The result is a growing divergence between rapid progress on the runway and terminal complex and the comparatively slower pace of strategic rail links that would anchor Long Thanh within a national and regional transport grid.

Regional Lessons and the Risk of a Connectivity Gap

Across Southeast Asia, new mega-airports have increasingly opened with accompanying rail connections in place, offering Vietnam useful points of comparison. In Bangkok, Suvarnabhumi Airport’s dedicated rail link helped to reduce journey times into the city and relieve highway congestion. In Kuala Lumpur and Singapore, express and commuter rail services have become central to airport access, especially for business travelers and transit passengers with tight schedules.

Vietnamese commentaries frequently reference these examples when assessing Long Thanh, suggesting that the absence of a fully operational rail link at or soon after opening could affect both traveler experience and the airport’s competitiveness as a transfer hub. Some analyses argue that if passengers face lengthy transfers by road into central Ho Chi Minh City, airlines might be slower to relocate high-value services or establish new connecting banks of flights.

There are also implications for regional tourism and domestic mobility. Long Thanh is expected to absorb a large share of international arrivals bound for southern Vietnam’s beaches, industrial centers and Mekong Delta destinations. Without efficient rail or metro options, tour operators and logistics providers may need to rely more heavily on buses, minibuses and private cars, putting additional pressure on highways and potentially lengthening door-to-door journey times.

Observers note that the country’s experience with urban rail construction, including earlier delays on metro lines in both Hanoi and Ho Chi Minh City, has already moderated expectations about how quickly large rail projects can be delivered. That history adds urgency to recent calls from planners and commentators to prioritize the airport rail corridors as projects of national significance.
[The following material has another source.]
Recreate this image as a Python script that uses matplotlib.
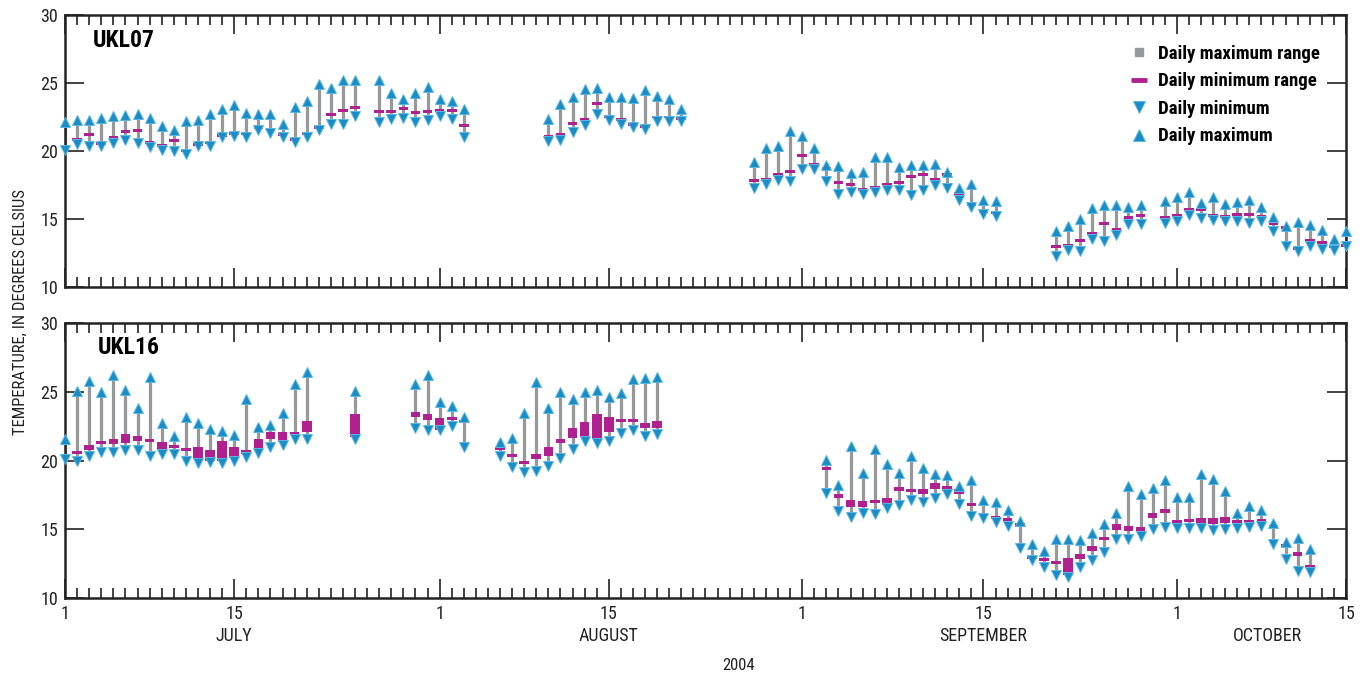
import numpy as np
import matplotlib
matplotlib.use('Agg')
import matplotlib.pyplot as plt
from matplotlib.lines import Line2D
from matplotlib.ticker import FixedLocator, MultipleLocator
import matplotlib.transforms as mtransforms
from matplotlib import font_manager

_installed = {f.name for f in font_manager.fontManager.ttflist}
_fams = [f for f in ['Roboto Condensed', 'Liberation Sans Narrow', 'Roboto', 'DejaVu Sans'] if f in _installed]
plt.rcParams['font.family'] = _fams

nan = np.nan

# ---------------- data (x = days after 1 July 2004) ----------------
ukl07_days = (list(range(0, 25)) + list(range(26, 34)) + list(range(40, 52))
              + list(range(57, 78)) + list(range(82, 90)) + list(range(91, 107)))
ukl07_max = [22.1, 22.3, 22.3, 22.4, 22.6, 22.65, 22.75, 22.45, 21.85, 21.55, 22.2, 22.3, 22.7,
             23.1, 23.35, 22.8, 22.7, 22.7, 21.95, 23.25, 23.7, 24.9, 24.6, 25.2, 25.2,
             25.2, 24.25, 23.85, 24.25, 24.7, 23.85, 23.65, 23.1,
             22.35, 23.45, 24.0, 24.55, 24.6, 24.0, 24.0, 23.9, 24.45, 24.05, 23.8, 23.1,
             19.2, 20.2, 20.35, 21.45, 21.1, 20.25, 18.95, 18.9, 18.4, 18.45, 19.55, 19.55,
             18.8, 19.0, 18.95, 19.05, 18.45, 17.25, 17.55, 16.4, 16.35,
             14.15, 14.5, 15.0, 15.8, 16.05, 16.05, 15.85, 16.05,
             16.35, 16.6, 17.0, 16.15, 16.65, 16.1, 16.25, 16.4, 15.9, 15.15, 14.5, 14.75,
             14.55, 14.2, 13.55, 14.15]
ukl07_min = [20.1, 20.5, 20.4, 20.4, 20.6, 20.8, 20.6, 20.3, 20.1, 20.0, 19.75, 20.4, 20.4,
             21.0, 21.1, 21.05, 21.55, 21.3, 21.0, 20.65, 21.05, 21.55, 21.95, 21.95, 22.6,
             22.15, 22.35, 22.45, 22.1, 22.25, 22.6, 22.35, 21.0,
             20.75, 20.8, 21.4, 21.9, 22.7, 22.3, 22.0, 21.8, 21.6, 22.2, 22.2, 22.2,
             17.25, 17.55, 17.9, 17.8, 18.7, 18.65, 17.8, 16.85, 16.95, 16.85, 17.0, 17.1,
             17.1, 16.75, 17.1, 17.5, 17.25, 16.4, 15.85, 15.35, 15.2,
             12.3, 12.7, 12.65, 13.55, 13.4, 13.8, 14.65, 14.65,
             14.7, 14.85, 15.3, 15.05, 14.9, 14.85, 14.85, 14.7, 14.85, 14.1, 13.05, 12.65,
             13.05, 12.8, 12.7, 13.0]
ukl07_minrange_lo = [nan, 20.85, 21.2, 20.55, 21.0, 21.45, 21.5, 20.6, 20.4, 20.8, 20.05, 20.5, 20.6,
                     21.15, 21.3, 21.3, 21.7, 21.55, 21.2, 20.85, 21.3, 21.75, 22.7, 23.0, 23.2,
                     22.9, 22.9, 23.1, 22.8, 22.9, 23.0, 23.0, 21.9,
                     21.05, 21.2, 22.0, 22.3, 23.5, 22.5, 22.3, 21.95, 21.8, 22.5, 22.5, 22.4,
                     17.85, 17.9, 18.3, 18.5, 19.7, 19.0, 18.7, 17.7, 17.55, 17.15, 17.3, 17.55,
                     17.65, 18.15, 18.3, 17.9, 18.3, 16.9, 16.1, 15.55, 15.5,
                     13.0, 13.05, 13.45, 13.9, 14.7, 14.25, 15.1, 15.25,
                     15.1, 15.25, 15.7, 15.7, 15.25, 15.2, 15.35, 15.35, 15.2, 14.65, 14.35, 12.85,
                     13.45, 13.25, 12.95, 13.05]
ukl07_minrange_hi = list(ukl07_minrange_lo)

ukl16_days = (list(range(0, 21)) + [24] + list(range(29, 34)) + list(range(36, 50))
              + list(range(63, 104)))
ukl16_max = [21.6, 25.05, 25.8, 25.0, 26.25, 25.15, 23.8, 26.05, 22.75, 21.75, 23.15, 22.75, 22.3,
             22.15, 21.85, 24.45, 22.45, 22.55, 23.45, 25.6, 26.45,
             25.05,
             25.6, 26.2, 24.25, 23.95, 23.15,
             21.35, 21.65, 23.45, 25.7, 23.85, 24.95, 24.45, 25.0, 25.15, 24.6, 24.9, 25.9, 26.0, 26.1,
             20.05, 18.2, 21.05, 19.1, 20.85, 19.75, 19.1, 20.35, 19.45, 19.0, 18.95, 18.15, 18.55,
             17.15, 16.95, 16.4, 15.6, 13.95, 13.4, 14.3, 14.3, 14.2, 14.75, 15.4, 16.2, 18.15,
             17.6, 18.0, 18.6, 17.35, 17.35, 19.0, 18.65, 17.8, 16.2, 16.7, 16.4, 15.45, 14.05,
             14.35, 13.6]
ukl16_min = [20.1, 20.0, 20.3, 20.6, 20.6, 20.75, 20.8, 20.35, 20.5, 20.5, 20.0, 19.8, 19.9,
             19.8, 20.0, 20.25, 20.55, 21.0, 21.1, 21.55, 21.6,
             21.6,
             22.4, 22.2, 22.25, 22.5, 21.0,
             20.35, 19.5, 19.15, 19.25, 19.6, 20.2, 20.85, 21.4, 21.3, 21.4, 22.0, 22.2, 21.8, 21.9,
             17.65, 16.35, 15.9, 16.2, 16.1, 16.55, 16.8, 17.1, 16.95, 17.3, 17.55, 16.85, 15.95,
             15.8, 15.5, 15.25, 13.65, 12.75, 12.25, 11.65, 11.5, 12.25, 12.75, 13.35, 14.3, 14.3,
             14.5, 15.05, 15.2, 15.1, 15.1, 15.1, 14.95, 15.0, 15.1, 15.15, 15.25, 13.95, 12.85,
             12.0, 11.9]
ukl16_minrange_lo = [nan, 20.5, 20.75, 21.2, 21.2, 21.3, 21.45, 21.4, 20.8, 20.9, 20.75, 20.2, 20.0,
                     19.95, 20.15, 20.5, 20.75, 21.55, 21.35, 21.85, 22.05,
                     21.7,
                     23.15, 22.95, 22.25, 22.95, 22.75,
                     20.75, 20.25, 19.75, 20.1, 20.3, 21.25, 21.65, 21.7, 21.55, 22.05, 22.8, 22.8, 22.4, 22.35,
                     19.35, 17.3, 16.6, 16.65, 16.95, 16.8, 17.75, 17.7, 17.55, 17.9, 17.75, 17.6, 16.75,
                     15.95, 15.8, 15.65, 15.2, 12.9, 12.75, 12.5, 11.7, 12.85, 13.4, 14.25, 14.95, 14.9,
                     14.9, 15.85, 16.15, 15.4, 15.5, 15.35, 15.4, 15.45, 15.45, 15.45, 15.55, 15.1, 13.7,
                     13.1, 12.2]
ukl16_minrange_hi = [nan, 20.6, 21.1, 21.45, 21.55, 21.9, 21.75, 21.55, 21.35, 21.15, 20.9, 21.0, 20.75,
                     21.45, 21.0, 20.8, 21.55, 22.1, 22.1, 22.1, 22.9,
                     23.35,
                     23.5, 23.4, 23.1, 23.15, 22.95,
                     21.0, 20.45, 19.95, 20.45, 20.95, 21.6, 22.4, 22.8, 23.35, 23.15, 23.05, 23.05, 22.7, 22.85,
                     19.5, 17.55, 17.1, 17.05, 17.15, 17.3, 18.1, 17.95, 17.9, 18.4, 18.15, 17.9, 16.9,
                     16.15, 15.95, 15.8, 15.45, 13.05, 12.9, 12.65, 12.9, 13.2, 13.8, 14.4, 15.35, 15.25,
                     15.2, 16.15, 16.45, 15.65, 15.75, 15.8, 15.8, 15.9, 15.65, 15.65, 15.75, 15.25, 13.9,
                     13.3, 12.4]

site_labels = ['UKL07', 'UKL16']
tick_days = [0, 14, 31, 45, 61, 76, 92, 106]
tick_labels = ['1', '15', '1', '15', '1', '15', '1', '15']
month_days = [14, 45, 76, 99.5]
month_labels = ['JULY', 'AUGUST', 'SEPTEMBER', 'OCTOBER']
legend_labels = ['Daily maximum range', 'Daily minimum range', 'Daily minimum', 'Daily maximum']

# ---------------- style ----------------
GRAY = '#97989a'
MAGENTA = '#b0218f'
BLUE = '#1a8cc6'
BLUE_EDGE = '#5bb8e2'
DARK = '#222222'

W, H = 1362, 677
fig = plt.figure(figsize=(W / 100, H / 100), dpi=100)

def px_axes(l, t, r, b):
    return fig.add_axes([l / W, 1 - b / H, (r - l) / W, (b - t) / H])

ax1 = px_axes(65, 15, 1346, 287)
ax2 = px_axes(65, 323, 1346, 598)


def draw(ax, days, tmax, tmin, mlo, mhi):
    d = np.asarray(days, float)
    tmax = np.asarray(tmax, float)
    tmin = np.asarray(tmin, float)
    lo = np.asarray(mlo, float)
    hi = np.asarray(mhi, float)
    ax.vlines(d, tmin, tmax, color=GRAY, lw=2.3, zorder=2)
    h = np.maximum(hi - lo, 0.22)
    mid = (lo + hi) / 2
    ok = ~np.isnan(mid)
    ax.bar(d[ok], h[ok], bottom=(mid - h / 2)[ok], width=0.8, color=MAGENTA,
           linewidth=0, zorder=3)
    ax.plot(d, tmax, ls='none', marker='^', ms=7, mfc=BLUE, mec=BLUE_EDGE, mew=0.7,
            zorder=4, clip_on=False)
    ax.plot(d, tmin, ls='none', marker='v', ms=7, mfc=BLUE, mec=BLUE_EDGE, mew=0.7,
            zorder=4, clip_on=False)


draw(ax1, ukl07_days, ukl07_max, ukl07_min, ukl07_minrange_lo, ukl07_minrange_hi)
draw(ax2, ukl16_days, ukl16_max, ukl16_min, ukl16_minrange_lo, ukl16_minrange_hi)

for ax in (ax1, ax2):
    ax.set_xlim(0, 106)
    ax.set_ylim(10, 30)
    ax.set_yticks([10, 15, 20, 25, 30])
    ax.xaxis.set_major_locator(FixedLocator(tick_days))
    ax.xaxis.set_minor_locator(MultipleLocator(1))
    ax.tick_params(which='both', direction='in', top=True, right=True, colors=DARK,
                   labelsize=13, width=1.2)
    ax.tick_params(which='major', length=14, pad=5)
    ax.tick_params(which='minor', length=7)
    ax.tick_params(axis='y', which='minor', left=False, right=False)
    for s in ax.spines.values():
        s.set_linewidth(1.8)
        s.set_color(DARK)

ax1.set_xticklabels([])
ax2.set_xticklabels(tick_labels)

fig.text(93 / W, 1 - 47 / H, site_labels[0], fontsize=17, fontweight='bold', va='baseline')
fig.text(98 / W, 1 - 354 / H, site_labels[1], fontsize=17, fontweight='bold', va='baseline')

trans = mtransforms.blended_transform_factory(ax2.transData, fig.transFigure)
for md, ml in zip(month_days, month_labels):
    ax2.text(md, 1 - 636 / H, ml, transform=trans, ha='center', va='center',
             fontsize=13, color=DARK, clip_on=False)
ax2.text(55.7, 1 - 665 / H, '2004', transform=trans, ha='center', va='center',
         fontsize=12, color=DARK, clip_on=False)

fig.text(20 / W, 1 - 312 / H, 'TEMPERATURE, IN DEGREES CELSIUS', rotation=90,
         ha='center', va='center', fontsize=12, color=DARK)

handles = [
    Line2D([], [], ls='none', marker='s', ms=6, mfc=GRAY, mec=GRAY),
    Line2D([], [], ls='none', marker='_', ms=11, mew=3.5, color=MAGENTA),
    Line2D([], [], ls='none', marker='v', ms=8, mfc=BLUE, mec=BLUE_EDGE, mew=0.7),
    Line2D([], [], ls='none', marker='^', ms=8, mfc=BLUE, mec=BLUE_EDGE, mew=0.7),
]
fig.legend(handles, legend_labels, loc='upper right', bbox_to_anchor=(1320 / W, 1 - 45 / H),
           frameon=False, prop={'size': 13.5, 'weight': 'bold'}, handlelength=1.0,
           handletextpad=0.5, labelspacing=0.5, borderpad=0, borderaxespad=0,
           alignment='left')

fig.savefig('out.png', dpi=100)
Balancing Fast Airport Delivery With Long-Term Rail Investment

Recent policy adjustments and international cooperation agreements suggest that Vietnam is seeking to accelerate rail investment around Long Thanh. Reports in regional infrastructure media highlight support from overseas partners for an integrated metro and rail corridor linking Tan Son Nhat, central Ho Chi Minh City, Thu Thiem and Long Thanh, with indicative investment needs running into the tens of billions of dollars.
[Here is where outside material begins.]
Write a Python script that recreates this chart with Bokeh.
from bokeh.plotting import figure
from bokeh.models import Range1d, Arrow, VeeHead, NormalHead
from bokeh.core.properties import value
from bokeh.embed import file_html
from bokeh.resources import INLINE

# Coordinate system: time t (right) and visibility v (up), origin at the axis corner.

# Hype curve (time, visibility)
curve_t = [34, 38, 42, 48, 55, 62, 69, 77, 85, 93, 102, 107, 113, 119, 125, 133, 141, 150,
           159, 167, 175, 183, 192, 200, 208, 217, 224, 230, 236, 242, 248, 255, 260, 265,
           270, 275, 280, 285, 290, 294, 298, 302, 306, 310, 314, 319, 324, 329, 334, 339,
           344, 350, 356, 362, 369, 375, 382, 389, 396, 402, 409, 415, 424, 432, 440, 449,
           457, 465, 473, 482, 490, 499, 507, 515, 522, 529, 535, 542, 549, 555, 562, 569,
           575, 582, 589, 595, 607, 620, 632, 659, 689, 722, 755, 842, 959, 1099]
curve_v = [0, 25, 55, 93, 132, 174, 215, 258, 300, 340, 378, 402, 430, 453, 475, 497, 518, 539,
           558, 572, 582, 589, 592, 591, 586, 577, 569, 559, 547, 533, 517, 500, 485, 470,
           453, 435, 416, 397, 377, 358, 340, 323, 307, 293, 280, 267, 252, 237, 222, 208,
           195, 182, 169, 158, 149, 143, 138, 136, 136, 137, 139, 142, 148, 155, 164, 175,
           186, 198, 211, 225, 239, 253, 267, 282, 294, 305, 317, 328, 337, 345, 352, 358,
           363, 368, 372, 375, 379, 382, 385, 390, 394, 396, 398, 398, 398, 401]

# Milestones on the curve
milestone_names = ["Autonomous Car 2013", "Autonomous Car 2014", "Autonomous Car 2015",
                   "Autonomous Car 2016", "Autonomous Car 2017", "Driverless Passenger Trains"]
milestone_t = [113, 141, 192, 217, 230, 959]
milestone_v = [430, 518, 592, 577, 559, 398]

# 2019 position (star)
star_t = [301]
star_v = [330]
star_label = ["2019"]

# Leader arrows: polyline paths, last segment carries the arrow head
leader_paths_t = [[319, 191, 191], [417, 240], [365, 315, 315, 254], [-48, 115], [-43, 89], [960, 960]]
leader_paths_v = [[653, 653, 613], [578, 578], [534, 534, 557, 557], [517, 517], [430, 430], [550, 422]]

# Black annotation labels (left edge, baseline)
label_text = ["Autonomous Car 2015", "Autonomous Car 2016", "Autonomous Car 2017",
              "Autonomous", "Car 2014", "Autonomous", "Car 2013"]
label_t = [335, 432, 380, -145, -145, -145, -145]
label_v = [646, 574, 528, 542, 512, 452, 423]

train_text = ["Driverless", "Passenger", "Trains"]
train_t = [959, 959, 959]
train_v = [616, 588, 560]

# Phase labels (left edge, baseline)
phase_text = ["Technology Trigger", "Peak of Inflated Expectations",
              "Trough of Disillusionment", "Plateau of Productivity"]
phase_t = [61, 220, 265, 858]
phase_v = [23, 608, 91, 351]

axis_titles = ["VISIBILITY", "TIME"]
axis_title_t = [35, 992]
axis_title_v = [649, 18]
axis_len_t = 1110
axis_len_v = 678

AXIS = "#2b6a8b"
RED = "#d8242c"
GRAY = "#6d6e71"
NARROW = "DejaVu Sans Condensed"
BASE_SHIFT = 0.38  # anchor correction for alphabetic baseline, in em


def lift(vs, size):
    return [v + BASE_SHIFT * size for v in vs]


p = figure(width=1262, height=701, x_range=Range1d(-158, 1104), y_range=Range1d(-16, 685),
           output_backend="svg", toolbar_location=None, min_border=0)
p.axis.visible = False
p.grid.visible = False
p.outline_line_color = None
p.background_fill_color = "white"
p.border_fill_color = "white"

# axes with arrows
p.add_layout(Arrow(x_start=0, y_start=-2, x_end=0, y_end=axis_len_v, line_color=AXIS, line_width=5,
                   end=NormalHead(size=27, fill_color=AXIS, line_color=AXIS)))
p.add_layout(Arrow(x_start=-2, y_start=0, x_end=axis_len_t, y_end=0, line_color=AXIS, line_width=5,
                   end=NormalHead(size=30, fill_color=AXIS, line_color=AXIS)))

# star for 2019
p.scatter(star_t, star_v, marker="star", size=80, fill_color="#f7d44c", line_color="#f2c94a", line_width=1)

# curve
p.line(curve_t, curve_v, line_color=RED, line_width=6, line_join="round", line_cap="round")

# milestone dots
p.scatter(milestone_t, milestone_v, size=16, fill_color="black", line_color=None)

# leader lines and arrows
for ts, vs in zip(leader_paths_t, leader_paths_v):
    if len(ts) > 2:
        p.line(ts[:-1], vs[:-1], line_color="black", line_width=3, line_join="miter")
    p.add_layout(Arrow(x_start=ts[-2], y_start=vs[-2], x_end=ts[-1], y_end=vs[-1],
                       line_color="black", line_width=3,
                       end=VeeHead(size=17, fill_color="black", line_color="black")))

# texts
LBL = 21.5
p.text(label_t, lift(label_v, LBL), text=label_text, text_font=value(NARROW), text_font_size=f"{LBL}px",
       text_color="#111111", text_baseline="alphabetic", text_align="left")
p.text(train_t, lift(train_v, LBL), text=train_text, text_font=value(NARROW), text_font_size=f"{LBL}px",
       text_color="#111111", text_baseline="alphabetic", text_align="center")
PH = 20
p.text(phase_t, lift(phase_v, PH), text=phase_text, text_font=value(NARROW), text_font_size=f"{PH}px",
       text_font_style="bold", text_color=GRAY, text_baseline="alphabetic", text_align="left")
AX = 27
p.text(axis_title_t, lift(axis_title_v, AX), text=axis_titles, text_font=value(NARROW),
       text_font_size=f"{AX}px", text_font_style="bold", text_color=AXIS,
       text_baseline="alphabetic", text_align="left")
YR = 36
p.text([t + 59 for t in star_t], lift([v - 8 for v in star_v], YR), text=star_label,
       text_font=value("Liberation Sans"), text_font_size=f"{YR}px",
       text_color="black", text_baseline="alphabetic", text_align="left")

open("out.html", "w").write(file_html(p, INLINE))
At the domestic level, transport authorities have moved to clarify responsibilities for the Thu Thiem–Long Thanh urban railway by reclassifying it within the urban rail portfolio of Ho Chi Minh City and neighboring Dong Nai. This is viewed in local coverage as a way to streamline planning and potentially shorten decision-making chains, although questions remain about funding sources and cost-sharing between central and local budgets.

Even with these steps, the timeline gap between airport opening and comprehensive rail connectivity appears difficult to close. Many of the most transformative projects, including any high speed rail station at Long Thanh, depend on long-term investment horizons, complex approvals and technology partnerships that extend beyond the current decade.

How Vietnam navigates this tension will shape the next phase of its transport story. Long Thanh is on track to deliver a major boost to air capacity in the region. Whether it can also become the nucleus of a seamlessly connected, rail-oriented network across southern Vietnam and the wider country will depend on decisions being made now in planning offices, parliaments and funding negotiations.